[START DATA SEGMENT]
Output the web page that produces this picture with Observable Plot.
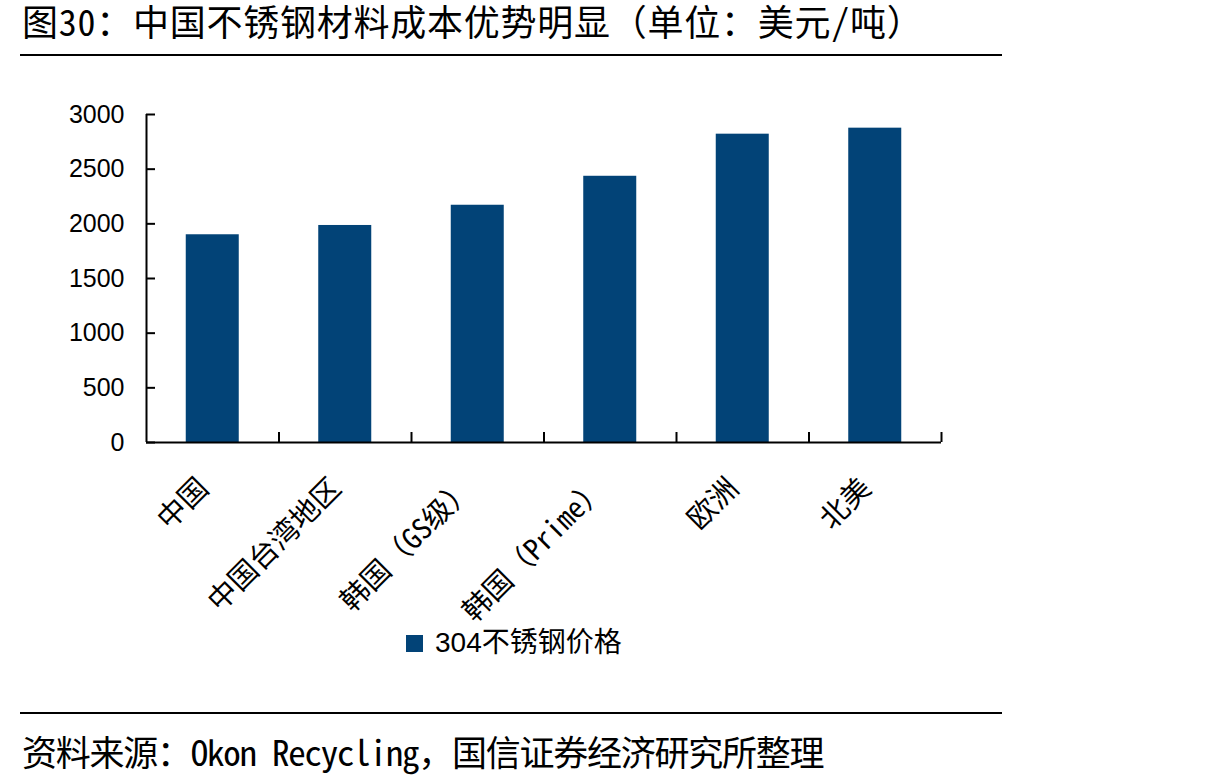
<!DOCTYPE html>
<html>
<head>
<meta charset="utf-8">
<script src="https://cdn.jsdelivr.net/npm/d3@7"></script>
<script src="https://cdn.jsdelivr.net/npm/@observablehq/plot@0.6"></script>
<style>
  body { margin: 0; background: #fff; }
  #page { position: relative; width: 1217px; height: 781px; overflow: hidden; background: #fff; }
  .hei { font-family: "Noto Sans Mono CJK SC", "Noto Sans CJK SC", sans-serif; color: #000; }
  #title { position: absolute; left: 22px; top: 0; width: 1000px; height: 52px; font-size: 36px; line-height: 40px;
           padding-top: 0; white-space: nowrap; letter-spacing: 0.75px; overflow: visible; }
  .rule { position: absolute; left: 20px; width: 982px; height: 2px; background: #000; }
  #chart { position: absolute; left: 0; top: 60px; }
  #legend { position: absolute; left: 406px; top: 629px; font-family: "Liberation Sans", "Noto Sans CJK SC", sans-serif;
            font-size: 28px; line-height: 1; display: flex; align-items: center; color: #000; white-space: nowrap; }
  #legend .sw { width: 17px; height: 17px; margin-right: 12px; }
  #source { position: absolute; left: 22px; top: 729px; width: 1000px; font-size: 35px; line-height: 44px;
            white-space: nowrap; letter-spacing: -1.25px; }
</style>
</head>
<body>
<div id="page">
  <div id="title" class="hei"></div>
  <div class="rule" style="top:54px"></div>
  <div id="chart"></div>
  <div id="legend"><span class="sw"></span><span class="lt"></span></div>
  <div class="rule" style="top:712px"></div>
  <div id="source" class="hei"></div>
</div>
<script>
// 304 stainless steel price by region (USD per tonne)
const titleText = "图30：中国不锈钢材料成本优势明显（单位：美元/吨）";
const sourceText = "资料来源：Okon Recycling，国信证券经济研究所整理";
const seriesName = "304不锈钢价格";
const categories = ["中国", "中国台湾地区", "韩国（GS级）", "韩国（Prime）", "欧洲", "北美"];
const prices = [1900, 1985, 2170, 2435, 2820, 2875];
const yTicks = [0, 500, 1000, 1500, 2000, 2500, 3000];
const barColor = "#024377";

const rows = categories.map((category, i) => ({i, category, price: prices[i]}));
const heiFont = "'Noto Sans Mono CJK SC', 'Noto Sans CJK SC', sans-serif";
// category boundaries on the index scale (ticks sit between bars)
const boundaries = d3.range(1, categories.length + 1);

document.getElementById("title").textContent = titleText;
document.getElementById("source").textContent = sourceText;
document.querySelector("#legend .sw").style.background = barColor;
document.querySelector("#legend .lt").textContent = seriesName;

const chart = Plot.plot({
  width: 1000,
  height: 560,
  marginLeft: 146,
  marginRight: 59,
  marginTop: 54,
  marginBottom: 178,
  x: {domain: [0, categories.length]},
  y: {domain: [0, 3000]},
  style: {background: "transparent", color: "#000", overflow: "visible"},
  marks: [
    Plot.rectY(rows, {x1: d => d.i + 0.3, x2: d => d.i + 0.7, y: "price", fill: barColor}),
    // value labels on the left
    Plot.axisY(yTicks, {tickSize: 0, tickPadding: 22, fontSize: 25, tickFormat: d => String(d),
                        fontFamily: "'Liberation Sans', Arial, sans-serif", fill: "#000", label: null}),
    // inward-pointing tick marks on the value axis
    Plot.axisY(yTicks, {tickSize: 9, dx: 9, tickFormat: () => "", strokeWidth: 2, stroke: "#000", label: null}),
    // upward tick marks between categories
    Plot.axisX(boundaries, {tickSize: 10, dy: -10, tickFormat: () => "", strokeWidth: 2, stroke: "#000", label: null}),
    Plot.ruleX([0], {strokeWidth: 2, stroke: "#000"}),
    Plot.ruleY([0], {strokeWidth: 2, stroke: "#000"}),
    Plot.text(rows, {x: d => d.i + 0.5, y: 0, text: "category", rotate: -45, textAnchor: "end",
                     dx: -9, dy: 41, fontSize: 29, fontFamily: heiFont, fill: "#000"})
  ]
});
document.getElementById("chart").appendChild(chart);
</script>
</body>
</html>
[END DATA SEGMENT]
* _EXERCISE BRIEF_:
Leave out the pictures and give the listing above again exactly.

* _THE RESULT_:
Output the web page that produces this picture with Observable Plot.
<!DOCTYPE html>
<html>
<head>
<meta charset="utf-8">
<script src="https://cdn.jsdelivr.net/npm/d3@7"></script>
<script src="https://cdn.jsdelivr.net/npm/@observablehq/plot@0.6"></script>
<style>
  body { margin: 0; background: #fff; }
  #page { position: relative; width: 1217px; height: 781px; overflow: hidden; background: #fff; }
  .hei { font-family: "Noto Sans Mono CJK SC", "Noto Sans CJK SC", sans-serif; color: #000; }
  #title { position: absolute; left: 22px; top: 0; width: 1000px; height: 52px; font-size: 36px; line-height: 40px;
           padding-top: 0; white-space: nowrap; letter-spacing: 0.75px; overflow: visible; }
  .rule { position: absolute; left: 20px; width: 982px; height: 2px; background: #000; }
  #chart { position: absolute; left: 0; top: 60px; }
  #legend { position: absolute; left: 406px; top: 629px; font-family: "Liberation Sans", "Noto Sans CJK SC", sans-serif;
            font-size: 28px; line-height: 1; display: flex; align-items: center; color: #000; white-space: nowrap; }
  #legend .sw { width: 17px; height: 17px; margin-right: 12px; }
  #source { position: absolute; left: 22px; top: 729px; width: 1000px; font-size: 35px; line-height: 44px;
            white-space: nowrap; letter-spacing: -1.25px; }
</style>
</head>
<body>
<div id="page">
  <div id="title" class="hei"></div>
  <div class="rule" style="top:54px"></div>
  <div id="chart"></div>
  <div id="legend"><span class="sw"></span><span class="lt"></span></div>
  <div class="rule" style="top:712px"></div>
  <div id="source" class="hei"></div>
</div>
<script>
// 304 stainless steel price by region (USD per tonne)
const titleText = "图30：中国不锈钢材料成本优势明显（单位：美元/吨）";
const sourceText = "资料来源：Okon Recycling，国信证券经济研究所整理";
const seriesName = "304不锈钢价格";
const categories = ["中国", "中国台湾地区", "韩国（GS级）", "韩国（Prime）", "欧洲", "北美"];
const prices = [1900, 1985, 2170, 2435, 2820, 2875];
const yTicks = [0, 500, 1000, 1500, 2000, 2500, 3000];
const barColor = "#024377";

const rows = categories.map((category, i) => ({i, category, price: prices[i]}));
const heiFont = "'Noto Sans Mono CJK SC', 'Noto Sans CJK SC', sans-serif";
// category boundaries on the index scale (ticks sit between bars)
const boundaries = d3.range(1, categories.length + 1);

document.getElementById("title").textContent = titleText;
document.getElementById("source").textContent = sourceText;
document.querySelector("#legend .sw").style.background = barColor;
document.querySelector("#legend .lt").textContent = seriesName;

const chart = Plot.plot({
  width: 1000,
  height: 560,
  marginLeft: 146,
  marginRight: 59,
  marginTop: 54,
  marginBottom: 178,
  x: {domain: [0, categories.length]},
  y: {domain: [0, 3000]},
  style: {background: "transparent", color: "#000", overflow: "visible"},
  marks: [
    Plot.rectY(rows, {x1: d => d.i + 0.3, x2: d => d.i + 0.7, y: "price", fill: barColor}),
    // value labels on the left
    Plot.axisY(yTicks, {tickSize: 0, tickPadding: 22, fontSize: 25, tickFormat: d => String(d),
                        fontFamily: "'Liberation Sans', Arial, sans-serif", fill: "#000", label: null}),
    // inward-pointing tick marks on the value axis
    Plot.axisY(yTicks, {tickSize: 9, dx: 9, tickFormat: () => "", strokeWidth: 2, stroke: "#000", label: null}),
    // upward tick marks between categories
    Plot.axisX(boundaries, {tickSize: 10, dy: -10, tickFormat: () => "", strokeWidth: 2, stroke: "#000", label: null}),
    Plot.ruleX([0], {strokeWidth: 2, stroke: "#000"}),
    Plot.ruleY([0], {strokeWidth: 2, stroke: "#000"}),
    Plot.text(rows, {x: d => d.i + 0.5, y: 0, text: "category", rotate: -45, textAnchor: "end",
                     dx: -9, dy: 41, fontSize: 29, fontFamily: heiFont, fill: "#000"})
  ]
});
document.getElementById("chart").appendChild(chart);
</script>
</body>
</html>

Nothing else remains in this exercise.